Getting a life

Cliptin

Wannabe Storage Freak
Joined
Jan 22, 2002
Messages
1,206
Location
St. Elmo, TN
Website
www.whstrain.us
Mercutio said:
I'm the last person who is capable of "picking up" a girl.

It really depends on your definition. I would consider myself successful if I were able to having an ongoing conversation. That's it. I don't even need a phone number. Not every conversation/relationship has to be earth shattering and a mile deep. I learned this concept within the last two years. It was part of my recovery. :)

I stay away from danceclubs myself. In the places I would go, you would be able to hear a TV from 10 ft away.
 

Dozer

Learning Storage Performance
Joined
Jun 25, 2002
Messages
299
Location
Chattanooga, TN
Website
planetdozer.dyndns.org
Buck said:
If you are a man of solitude, the bar should be comfortable just the same.

Quite true...there are bars that are a nice relaxing place to be...Cliptin and I have been to one in his neck of the woods that is very laid back, serves excellent food at a fair price, and the sound level is more or less the din of other patrons' conversations. If I do frequent a bar, this is the type of place that I enjoy, rather than the raucous type of place that cheezy guys are trying to score one-night stands in. I was at a bar in Chicago a week ago, an Irish pub, and it was just a nice place for my friends and I to chat and hang out for an hour or so. I guess you just have to know the right places to go, or stumble onto them by happenchance! :D

BTW, where's Bartender...this thread is right up his alley!!!
 

e_dawg

Storage Freak
Joined
Jul 19, 2002
Messages
1,903
Location
Toronto-ish, Canada
Merc,

Hit the gym. Run that treadmill and hit the weights every other day and get yourself lean and mean. (I am assuming that if you say you look like Wayne Knight, you could stand to tone that physique a bit). Why do I say this? Because you will have more social confidence and that includes dealing with the opposite sex. And from what I have read from you in this post, it seems that a little confidence, my friend, is what you need so you can shine.

My advice is partly based on personal experience as well, as I used to be a shy, skinny, nerdy type back in high school. After I started hitting the weights and playing hockey, I just developed more confidence and got better at talking with girls.

I'm not saying all women are shallow and judge men on their looks, but it is part of the whole package, right? You even said that you prefer certain physical characteristics in women, so you should expect others to hold you to a certain standard as well.

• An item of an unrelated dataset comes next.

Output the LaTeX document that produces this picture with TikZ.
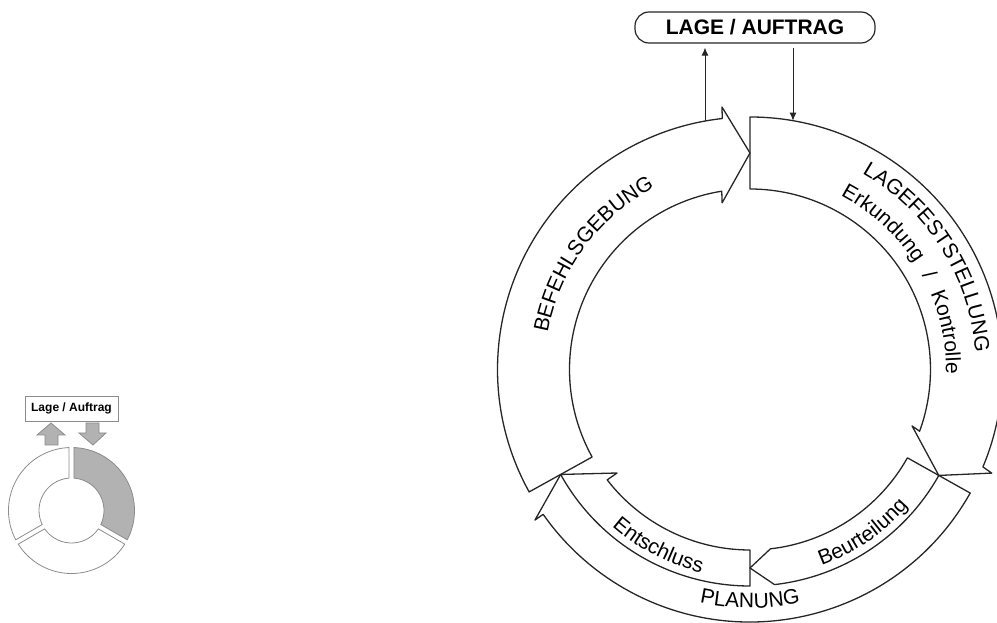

But this is not to please certain women, Merc. This is for YOU. You look good, you feel good. Confidence is sexy, man. You know you're a smart guy, so that surely can't be the problem. Your lack of confidence lies elsewhere. And if you are willing to be honest with yourself, I am sure you will know where it is. It may not be physique (if so, I apologize... I don't know much about you except what you have told us in your posts), but wherever it is, take the initiative and solve that problem. Once you eliminate some self-perceived deficiencies, you'll be twice as confident -- and twice as attractive because of that. Remember, much like these alter egos in this forum, any machinations of fear or inferiority come from a real source. Find out what they are and deal with them, Gestappo style.